The Golden Pavilion is one of many permier temples and sites in Kyoto.  Combined, Kyoto and Nara have as many sites as any top tourist destination in the world. 
 
 
4.  Dahab, Egypt
 
                Far from pyramids and ancient temples is the laid back resort area of Dahab.  It’s the lesser known chic hangout of the Sinai Peninsula, but it’s by far the cheaper and better option.  The whole town is easily walk able and is flush with one word: relax.  Plus some of the best diving is literally off the steps of the waterside restaurants.  There are dozens of excellent diving options here that will double as a way to cool yourself off from the intense Middle East heat.  If you’re up for a hike and a bit of history you can go hike Mount Sinai and see St. Catherine’s, but I’d just advise a hookah and a dive. 
 
Hike through the night to Mt. Sinai where you can walk where Moses received the Ten Commandments. 
Dahab is about relaxation and diving, and they have both in spades. 
 
 
 
3.  Cape Town and the South African coast
 
               The number one questions I get: What is your favorite country?  It’s easy to me.  What place else has a fascinating history combined with a reconciliation amidst African animals, amazing coastline, the most beautiful wineries in the world, one of the best cities in the world (Cape Town), and great activities?  There’s only one.  Only in South Africa you can play with baby lions, dive with great white sharks, ride an ostrich, and pet cheetahs. 
 
You can fulfill your animal dreams, such as playing with baby lions, in South Africa's wilderness. 

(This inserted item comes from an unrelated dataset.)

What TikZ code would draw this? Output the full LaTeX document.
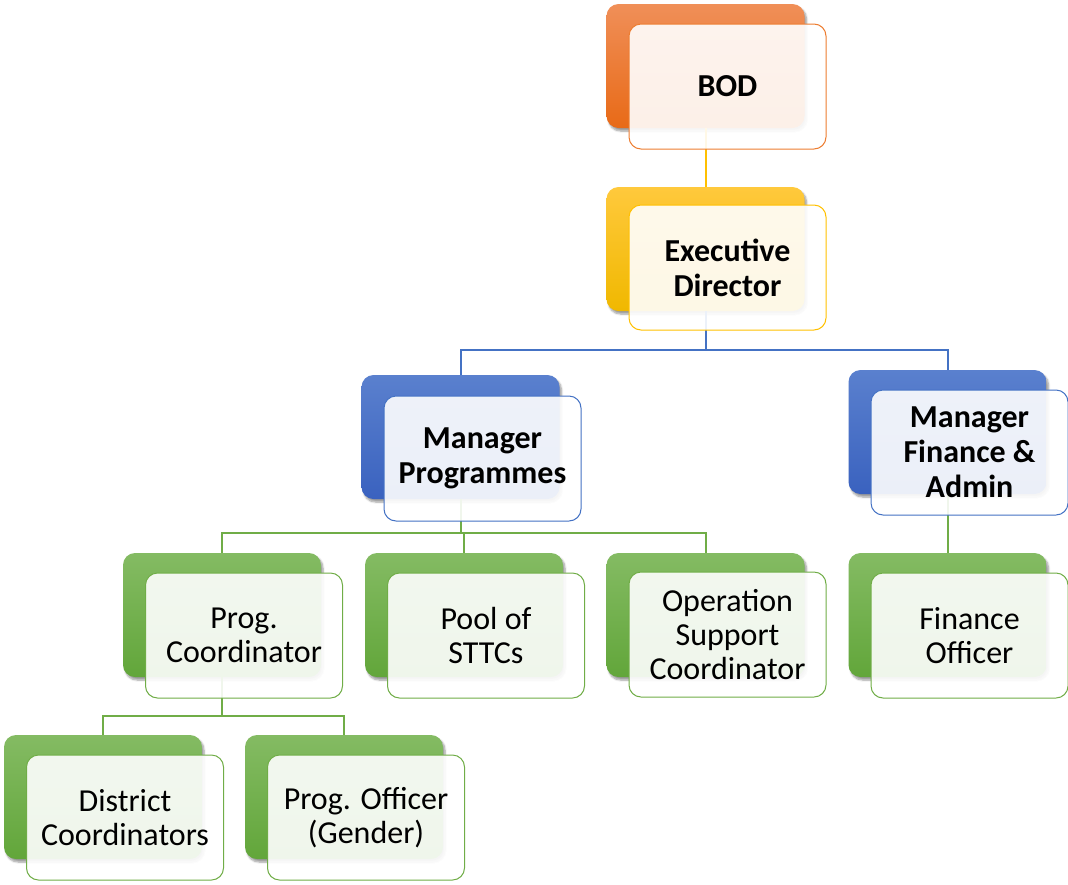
\documentclass[tikz,border=0pt]{standalone}
\usepackage{fontspec}
\setmainfont{Carlito}
\usetikzlibrary{shadows.blur}
\definecolor{oTop}{HTML}{F08F58}\definecolor{oBot}{HTML}{E86A17}\definecolor{oLine}{HTML}{ED7D31}
\definecolor{yTop}{HTML}{FFC93C}\definecolor{yBot}{HTML}{F0B800}\definecolor{yLine}{HTML}{FFC000}
\definecolor{bTop}{HTML}{5A80CE}\definecolor{bBot}{HTML}{3A62BF}\definecolor{bLine}{HTML}{4472C4}
\definecolor{gTop}{HTML}{84BB63}\definecolor{gBot}{HTML}{62A63A}\definecolor{gLine}{HTML}{70AD47}
\tikzset{
  backbox/.style={rectangle, rounded corners=12pt, minimum width=198pt, minimum height=124pt, inner sep=0pt,
    blur shadow={shadow xshift=2pt, shadow yshift=-3pt, shadow blur steps=6, shadow blur extra rounding=2pt}},
  frontbox/.style={rectangle, rounded corners=12pt, minimum width=197pt, minimum height=125pt, inner sep=0pt,
    line width=1pt, fill=white, fill opacity=0.9, text opacity=1, draw opacity=1, align=center,
    font=\fontsize{32}{34}\selectfont},
  orangeB/.style={backbox, top color=oTop, bottom color=oBot},
  yellowB/.style={backbox, top color=yTop, bottom color=yBot},
  blueB/.style={backbox, top color=bTop, bottom color=bBot},
  greenB/.style={backbox, top color=gTop, bottom color=gBot},
  orangeF/.style={frontbox, draw=oLine},
  yellowF/.style={frontbox, draw=yLine},
  blueF/.style={frontbox, draw=bLine},
  greenF/.style={frontbox, draw=gLine},
  boldtext/.style={font=\fontsize{32}{35}\selectfont\bfseries},
  link/.style={line width=2pt},
}
\begin{document}
\begin{tikzpicture}[x=1pt,y=-1pt]
\useasboundingbox (0,0) rectangle (1068,884);
% back boxes
\node[orangeB] (bodB) at (705.5,66) {};
\node[yellowB] (edB) at (705.5,249) {};
\node[blueB] (mpB) at (460.5,437) {};
\node[blueB] (mfaB) at (947.5,432) {};
\node[greenB] (pcB) at (222,615) {};
\node[greenB] (poolB) at (464,615) {};
\node[greenB] (oscB) at (705.5,615) {};
\node[greenB] (foB) at (947.5,615) {};
\node[greenB] (dcB) at (103,797) {};
\node[greenB] (poB) at (344,797) {};
% connectors
\draw[link, draw=yLine] (bodB.south) -- (edB.north);
\draw[link, draw=bLine] (edB.south) -- ++(0,39) coordinate (edJ) -| (mpB.north);
\draw[link, draw=bLine] (edJ) -| (mfaB.north);
\draw[link, draw=gLine] (mpB.south) -- ++(0,34) coordinate (mpJ) -| (pcB.north);
\draw[link, draw=gLine] (mpJ) -| (poolB.north);
\draw[link, draw=gLine] (mpJ) -| (oscB.north);
\draw[link, draw=gLine] (mfaB.south) -- (foB.north);
\draw[link, draw=gLine] (pcB.south) -- ++(0,39) coordinate (pcJ) -| (dcB.north);
\draw[link, draw=gLine] (pcJ) -| (poB.north);
% front boxes
\node[orangeF, boldtext] (bodF) at (727.5,86.5) {BOD};
\node[yellowF, boldtext] (edF) at (727.5,267.5) {Executive\\Director};
\node[blueF, boldtext] (mpF) at (482.5,458.5) {Manager\\Programmes};
\node[blueF, boldtext] (mfaF) at (969.5,452.5) {Manager\\Finance \&\\Admin};
\node[greenF] (pcF) at (244,635.5) {Prog.\\Coordinator};
\node[greenF] (poolF) at (486,635.5) {Pool of\\STTCs};
\node[greenF] (oscF) at (727.5,634.5) {Operation\\Support\\Coordinator};
\node[greenF] (foF) at (969.5,635.5) {Finance\\Officer};
\node[greenF] (dcF) at (125,817.5) {District\\Coordinators};
\node[greenF] (poF) at (366,817.5) {Prog. Officer\\(Gender)};
\end{tikzpicture}
\end{document}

Not only does Cape Town have Table Mountain, but great food and markets to explore.
The Cape of Good Hope's coastline is spectacular and gives awe to those that tried to go around the bottom of Africa in search of spices and goods. 
 
 
2.  Queenstown, New Zealand
 
            As you are flying into Queenstown you’ll already notice that you’re in an other-worldly place.  The majestic mountains combined with Lake Wakatipu make for fantastic scenery.  Queenstown is one of the most entertaining and nicest cities while maintaining a quaintness to it.  You can do the original bungy jump dive, skydive, ride a luge, whitewater raft, take Lord of the Rings tours, go to Milford Sound, or do a vast other number of activities.  There’s so much to do here that you can spend weeks and thousands of dollars.  I can guarantee you will fly away with a smile on your face. 
 
It's charming, small, and yet extremely nice: Queenstown.  There are fantastic bars, hotels, restaurants, and tourist centers here.
The luge track is super fun and has amazing views of Lake Wakatipu, the long lake that sits on Queenstown.
 
There are so many activities to do here (including seeing some of the sites of Lord of the Rings) that specialize in adventure.
 
 
1.  Hallstatt, Austria
 
             It always has been, and it almost always will be number one.  I visited here ten years ago and was so blown away that I had to come back (which is a rarity for me).  Here’s all you need to know about Hallstatt: I was traveling with a girl in Salzburg who was amazed by the beauty of the city and surrounding countryside.  I kept telling her that it was nothing compared to Hallstatt.  She was getting mad at me that I was building up this place so much in her mind that there was no way she wasn’t going to be disappointed when she finally saw it.  A day later when we were leaving Hallstatt she said, “It still beat my expectations.  I can’t believe it.” 
 
It's quaint and sits right on the lake, and that's the whole point of the Hallstatt.
A gondola takes people to a salt mine and a restaurant containing amazing views.
The old Austrian architecture sits perfect with the Austrian Alps and Lake Hallstatt.